Which States Allow for Self Insurance?

Some states do not allow self insurance unless you own a fleet of vehicles–for instance, Colorado requires you own at least 25 vehicles before you’re eligible for self insurance. State laws are constantly changing. As a result, it is important to contact your local DMV office to determine the most up-to-date rules and regulations regarding car insurance requirements in your state.

Is Self Insurance Worth It?

The reality is, you’re going to pay for insurance coverage, whether you self-insure or pay an insurance company a premium. While you don’t actively pay for coverage under the self insurance plan, you’re still putting a large lump sum of your money at risk. While the money remains yours as long as you remain accident free, it’s a risky bet to take, especially if you’ve poured your life savings into your self-insured auto policy.

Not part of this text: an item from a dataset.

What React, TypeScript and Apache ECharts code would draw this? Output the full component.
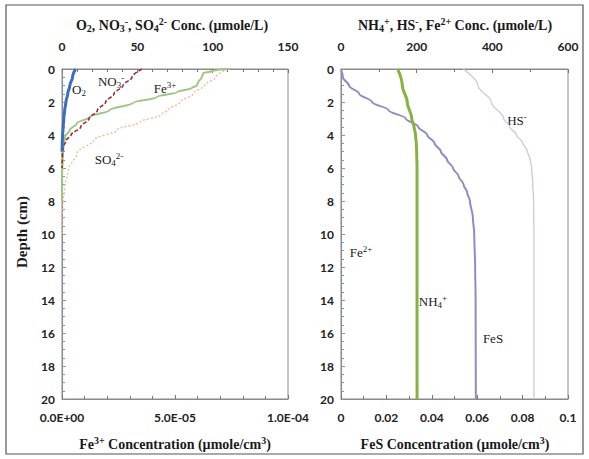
import React, { useEffect, useRef } from "react";
import * as echarts from "echarts";

// ---- Data (depth in cm) ----
const o2Depth = [0, 0.5, 1, 1.5, 2, 2.5, 3, 3.5, 4, 4.5, 5];
const o2Conc = [9, 7, 5.2, 3.8, 2.6, 1.8, 1.2, 0.8, 0.4, 0.15, 0.05];

const no3Depth = [0, 0.5, 1, 1.5, 2, 2.5, 3, 3.5, 4, 4.3, 4.7, 5, 6];
const no3Conc = [53, 46.5, 40.5, 34.5, 29, 23.5, 18, 12.5, 6, 3, 1, 0.3, 0];

const so4Depth = [0, 0.5, 1, 1.5, 2, 2.5, 2.8, 3.2, 3.7, 4.3, 5.1, 6.1, 7.1, 7.9, 8.5, 9, 10];
const so4Conc = [110, 102, 94.5, 87, 78.5, 70, 65, 52, 36.5, 21, 10, 4.2, 2, 0.9, 0.3, 0, 0];

const fe3Depth = [0, 0.1, 0.25, 0.5, 0.8, 1.0, 1.15, 1.4, 1.7, 2.05, 2.5, 2.9, 3.3, 3.7, 4.1, 4.7, 5.5, 6.5, 8];
const fe3Conc = [7.39e-5, 6.7e-5, 6.25e-5, 6.18e-5, 6.03e-5, 5.96e-5, 5.75e-5, 5.1e-5, 4.2e-5, 3.15e-5, 2.1e-5, 1.25e-5, 6.5e-6, 3.5e-6, 1.4e-6, 6e-7, 3e-7, 0, 0];

const nh4Depth = [0, 1, 2, 3, 3.5, 4, 4.5, 5, 6, 20];
const nh4Conc = [150, 162, 175, 187, 193, 197, 199, 200, 201, 201];

const hsDepth = [0, 1, 2, 3, 3.5, 4, 4.5, 5, 5.5, 6, 7, 8, 10, 20];
const hsConc = [323, 362, 397, 430, 446, 464, 481, 493, 500, 504, 507, 509, 510, 510];

const fesDepth = [0, 0.5, 1, 1.5, 2, 2.5, 3, 3.5, 4, 4.5, 5, 5.5, 6, 6.5, 7, 7.5, 8, 9, 10, 12, 14, 20];
const fesConc = [0, 0.0008, 0.0035, 0.008, 0.0137, 0.021, 0.0285, 0.034, 0.038, 0.0412, 0.044, 0.0467, 0.0493, 0.0518, 0.054, 0.0556, 0.0568, 0.0581, 0.0587, 0.0591, 0.0593, 0.0594];

const pair = (xs: number[], ds: number[]) => xs.map((v, i) => [v, ds[i]]);

const SERIF = "'Liberation Serif', 'DejaVu Serif', serif";
const SANS = "Lato, 'Liberation Sans', sans-serif";

function rich(size: number, weight: string) {
  const small = Math.round(size * 0.68);
  return {
    n: { fontSize: size, fontWeight: weight, fontFamily: SERIF, lineHeight: size + 3, fill: "#1a1a1a" },
    s: { fontSize: small, fontWeight: weight, fontFamily: SERIF, lineHeight: small, verticalAlign: "bottom", fill: "#1a1a1a" },
    p: { fontSize: small, fontWeight: weight, fontFamily: SERIF, lineHeight: small, verticalAlign: "top", fill: "#1a1a1a" },
  };
}

function txt(text: string, x: number, y: number, size: number, weight: string, rotation = 0) {
  return {
    type: "text",
    x,
    y,
    rotation,
    style: { text, align: "center", verticalAlign: "middle", rich: rich(size, weight) },
  };
}

function sci(v: number) {
  if (v === 0) return "0.0E+00";
  const e = Math.floor(Math.log10(Math.abs(v)) + 1e-9);
  const m = v / Math.pow(10, e);
  return `${m.toFixed(1)}E${e < 0 ? "-" : "+"}${String(Math.abs(e)).padStart(2, "0")}`;
}

const tickLabel = { fontFamily: SANS, fontWeight: "bold" as const, fontSize: 12, color: "#222" };
const axisGray = { color: "#8a8a8a", width: 1 };

function xAx(grid: number, pos: string, max: number, interval: number, split: number, extra: any = {}) {
  return {
    type: "value",
    gridIndex: grid,
    position: pos,
    min: 0,
    max,
    interval,
    axisLine: { show: true, onZero: false, lineStyle: axisGray },
    axisTick: { show: true, inside: true, length: 4, lineStyle: { color: "#777" } },
    minorTick: { show: true, splitNumber: split, length: 3, lineStyle: { color: "#777" } },
    splitLine: { show: false },
    axisLabel: { ...tickLabel, margin: pos === "top" ? 17 : 12, ...extra },
  };
}

function yAx(grid: number) {
  return {
    type: "value",
    gridIndex: grid,
    inverse: true,
    min: 0,
    max: 20,
    interval: 2,
    axisLine: { show: true, onZero: false, lineStyle: axisGray },
    axisTick: { show: true, inside: true, length: 4, lineStyle: { color: "#6b9bb5" } },
    minorTick: { show: true, splitNumber: 4, length: 3, lineStyle: { color: "#6b9bb5" } },
    splitLine: { show: false },
    axisLabel: { ...tickLabel, margin: 7 },
  };
}

function line(name: string, data: number[][], xi: number, yi: number, color: string, width: number, type: any = "solid") {
  return {
    name,
    type: "line",
    xAxisIndex: xi,
    yAxisIndex: yi,
    data,
    showSymbol: false,
    smooth: 0.35,
    smoothMonotone: "y",
    lineStyle: { color, width, type },
    silent: true,
  };
}

export default function App() {
  const ref = useRef<HTMLDivElement>(null);
  useEffect(() => {
    const chart = echarts.init(ref.current!, undefined, { renderer: "svg" });
    chart.setOption({
      animation: false,
      backgroundColor: "#ffffff",
      grid: [
        { left: 62, top: 69, width: 226, height: 330, show: true, borderColor: "#8a8a8a", borderWidth: 1, backgroundColor: "transparent" },
        { left: 341, top: 69, width: 227, height: 330, show: true, borderColor: "#8a8a8a", borderWidth: 1, backgroundColor: "transparent" },
      ],
      xAxis: [
        xAx(0, "top", 150, 50, 5),
        xAx(0, "bottom", 1e-4, 5e-5, 5, { formatter: (v: number) => sci(v) }),
        xAx(1, "top", 600, 200, 2),
        xAx(1, "bottom", 0.1, 0.02, 2),
      ],
      yAxis: [yAx(0), yAx(1)],
      series: [
        line("SO4", pair(so4Conc, so4Depth), 0, 0, "#f2b58c", 1.3, [2, 2]),
        line("Fe3+", pair(fe3Conc, fe3Depth), 1, 0, "#9cc77f", 2),
        line("NO3", pair(no3Conc, no3Depth), 0, 0, "#9b2d3a", 1.6, [4, 2]),
        line("O2", pair(o2Conc, o2Depth), 0, 0, "#3b6cc0", 3),
        line("HS", pair(hsConc, hsDepth), 2, 1, "#c9c9df", 1.3),
        line("FeS", pair(fesConc, fesDepth), 3, 1, "#8d8dc4", 2),
        line("NH4", pair(nh4Conc, nh4Depth), 2, 1, "#84b33f", 3),
      ],
      graphic: [
        { type: "rect", shape: { x: 6, y: 5, width: 577, height: 449 }, style: { fill: "none", stroke: "#555", lineWidth: 1.2 }, silent: true },
        txt("{n|O}{s|2}{n|, NO}{s|3}{p|-}{n|, SO}{s|4}{p|2-}{n| Conc. (µmole/L)}", 172, 25, 14, "bold"),
        txt("{n|NH}{s|4}{p|+}{n|, HS}{p|-}{n|, Fe}{p|2+}{n| Conc. (µmole/L)}", 455, 25, 14, "bold"),
        txt("{n|Fe}{p|3+}{n| Concentration (µmole/cm}{p|3}{n|)}", 175, 444, 14, "bold"),
        txt("{n|FeS Concentration (µmole/cm}{p|3}{n|)}", 455, 444, 14, "bold"),
        txt("{n|Depth (cm)}", 22, 232, 15, "bold", Math.PI / 2),
        txt("{n|O}{s|2}", 79, 89, 13, "normal"),
        txt("{n|NO}{s|3}{p|-}", 111, 81, 13, "normal"),
        txt("{n|Fe}{p|3+}", 165, 88, 13, "normal"),
        txt("{n|SO}{s|4}{p|2-}", 109, 159, 13, "normal"),
        txt("{n|HS}{p|-}", 517, 120, 13, "normal"),
        txt("{n|Fe}{p|2+}", 361, 252, 13, "normal"),
        txt("{n|NH}{s|4}{p|+}", 433, 301, 13, "normal"),
        txt("{n|FeS}", 493, 338, 13, "normal"),
      ],
    });
    return () => chart.dispose();
  }, []);
  return <div ref={ref} style={{ position: "fixed", left: 0, top: 0, width: 589, height: 459 }} />;
}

You cannot guarantee you will not be in a car accident, and you cannot guarantee that if you are involved in an accident, that the other driver or party will be the one at fault.

If you self insure and have to use the funds to cover an accident where you were at fault, then you either have to self insure with another minimum liability coverage amount, or return to a conventional auto insurance company to handle the coverage you’re required by law in your state to carry.